Em seguida, os luminares do governo conceberam o ardil de propor a substituição da medida por um projeto que reinstituiria a correção do IR e abrandaria, aqui e ali, as maldades patrocinadas pela Fazenda. Não contaram com a adesão de parcela suficiente da base aliada ao contrafogo da oposição, que requereu o desmembramento da MP para aprovar os 10% e rejeitar o resto. Tanto que, em duas sessões consecutivas, os líderes das bancadas governistas, teoricamente majoritárias, tiveram de lançar mão de um recurso típico das minorias - obstruir os trabalhos legislativos.

Mas nem todas essas trombadas convenceram os privados da visão a, pelo menos, se valerem de bengalas brancas. Assim como o deputado Chinaglia encenou o imaginário ato de grandeza de um governo que vai ao encontro da sociedade - quando foi obrigado a fazer precisamente o que a oposição tinha sugerido, só tratando, depois, de disfarçar o óbvio -, o ministro Palocci levou ao palco, para uma presumível platéia de sonsos, uma adaptação de A raposa e as uvas, de Esopo. Disse que o governo tinha votos para aprovar a MP, mas preferiu "promover o debate".

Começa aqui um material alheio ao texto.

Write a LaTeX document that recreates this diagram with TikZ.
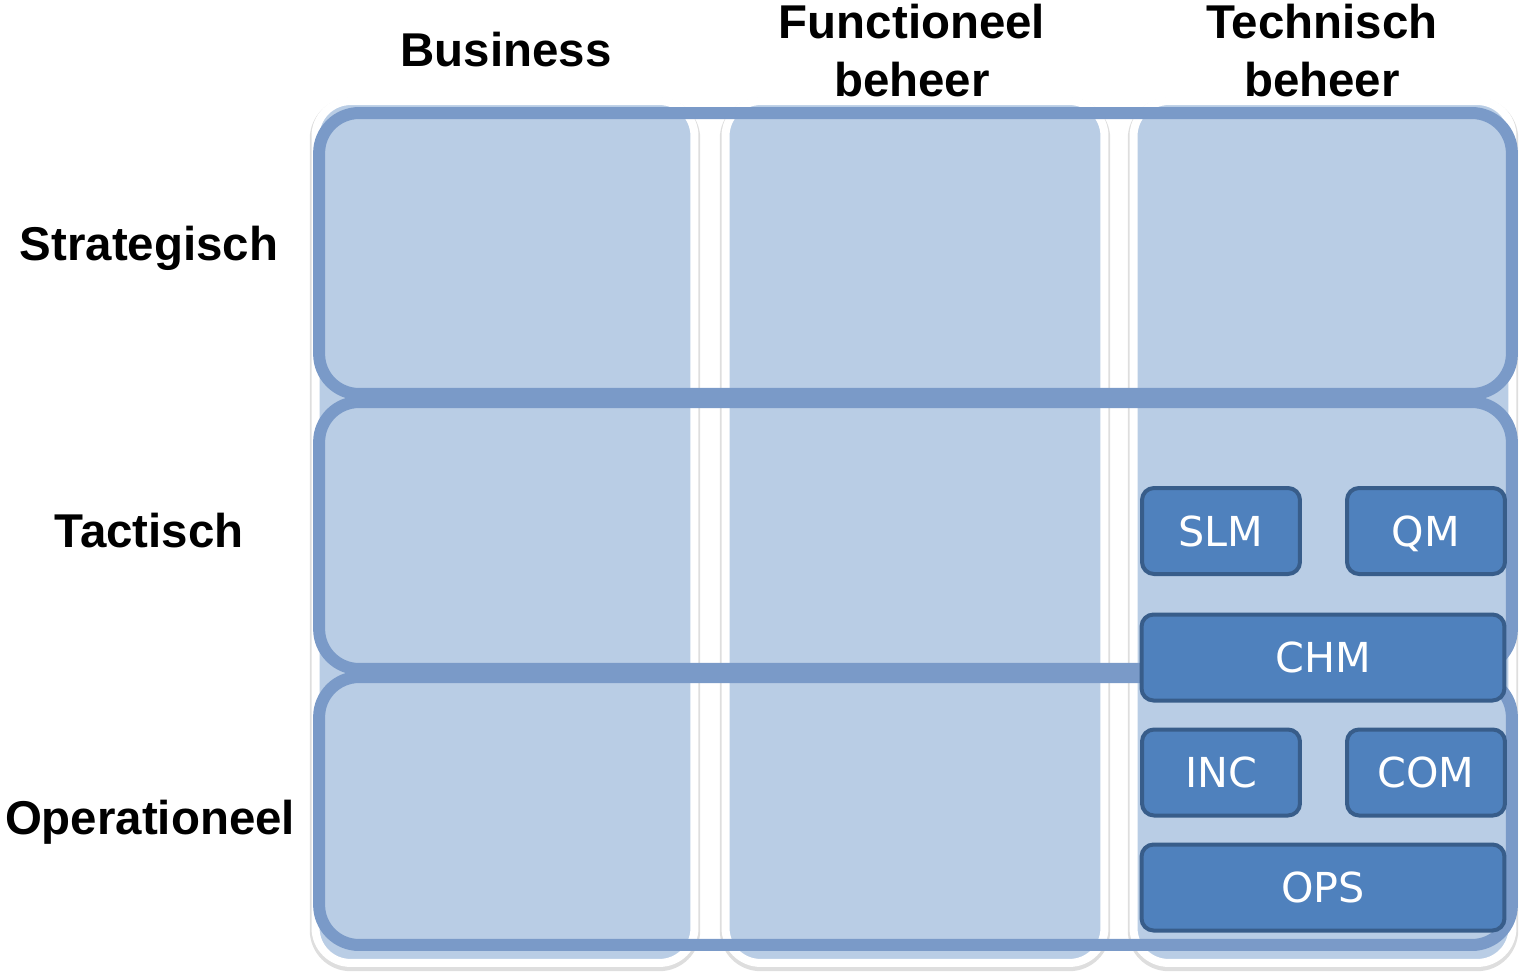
\documentclass[tikz,border=0pt]{standalone}
\usepackage{fontspec}
\setmainfont{Liberation Sans}
\newfontfamily\boxfont{DejaVu Sans}
\definecolor{colfill}{HTML}{B9CDE5}
\definecolor{rowline}{HTML}{7A9AC8}
\definecolor{procfill}{HTML}{4F81BD}
\definecolor{procline}{HTML}{385D8A}
\tikzstyle{column}=[draw=white, line width=0.16cm, fill=colfill,
  rounded corners=0.7cm, minimum width=7.58cm, minimum height=17.24cm,
  preaction={draw=black!13, line width=0.23cm,
    transform canvas={yshift=-0.05cm}}]
\tikzstyle{layer}=[draw=rowline, line width=0.24cm, rounded corners=0.8cm,
  minimum width=23.86cm]
\tikzstyle{proc}=[draw=procline, fill=procfill, line width=0.08cm,
  rounded corners=0.24cm, minimum height=1.72cm, text=white, text depth=0pt,
  font=\boxfont\fontsize{23.5}{28}\selectfont, inner sep=0pt]
\tikzstyle{small}=[proc, minimum width=3.16cm]
\tikzstyle{wide}=[proc, minimum width=7.26cm]
\tikzstyle{head}=[font=\bfseries\fontsize{27}{33}\selectfont, align=center,
  inner sep=0pt]

\begin{document}
\begin{tikzpicture}[x=0.02cm, y=-0.02cm]
  \useasboundingbox (0,0) rectangle (1519,971);

  % Columns
  \node (colBus) [column] at (505,532) {};
  \node (colFun) [column] at (915,532) {};
  \node (colTech) [column] at (1323,532) {};

  % Layers drawn over the columns
  \node (rowStrat) [layer, minimum height=5.62cm] at (915.5,253.5) {};
  \node (rowTact) [layer, minimum height=5.34cm] at (915.5,535.5) {};
  \node (rowOper) [layer, minimum height=5.36cm] at (915.5,811) {};

  % Processes of technisch beheer
  \node (slm) [small] at (1221,531) {SLM};
  \node (qm) [small] at (1426,531) {QM};
  \node (chm) [wide] at (1323,657.5) {CHM};
  \node (inc) [small] at (1221,772.5) {INC};
  \node (com) [small] at (1426,772.5) {COM};
  \node (ops) [wide] at (1323,887.5) {OPS};

  % Column headers
  \node (hBus) [head] at (506,50) {Business};
  \node (hFun) [head] at (912,51) {Functioneel\\beheer};
  \node (hTech) [head] at (1322,51) {Technisch\\beheer};

  % Layer labels
  \node (lStrat) [head] at (149,248) {Strategisch};
  \node (lTact) [head] at (149,531) {Tactisch};
  \node (lOper) [head] at (150,822) {Operationeel};
\end{tikzpicture}
\end{document}
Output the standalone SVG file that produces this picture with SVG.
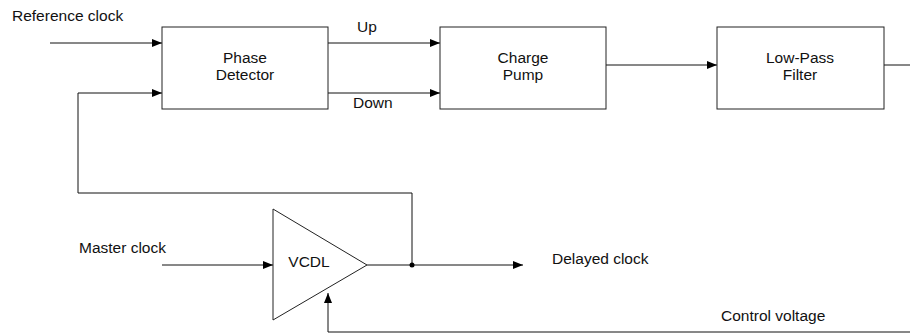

A imagem do principal responsável pelo sucesso da política econômica do governo Lula podia, como se diz, passar sem essa. Já bastava ter autorizado a Receita Federal a enxertar na MP da correção da Tabela do IR o aumento da carga tributária sobre o setor de serviços, à revelia das lideranças aliadas e sem informar o círculo íntimo do presidente. Com isso, incidentalmente, o seu colega e rival José Dirceu, da Casa Civil, sai ileso da mais fragorosa derrota do governo em seus 27 meses.

Resta desejar que o governo guarde do episódio o reconhecimento de algo que os seus membros gostavam de dizer nos tempos de oposição: o povo não é bobo.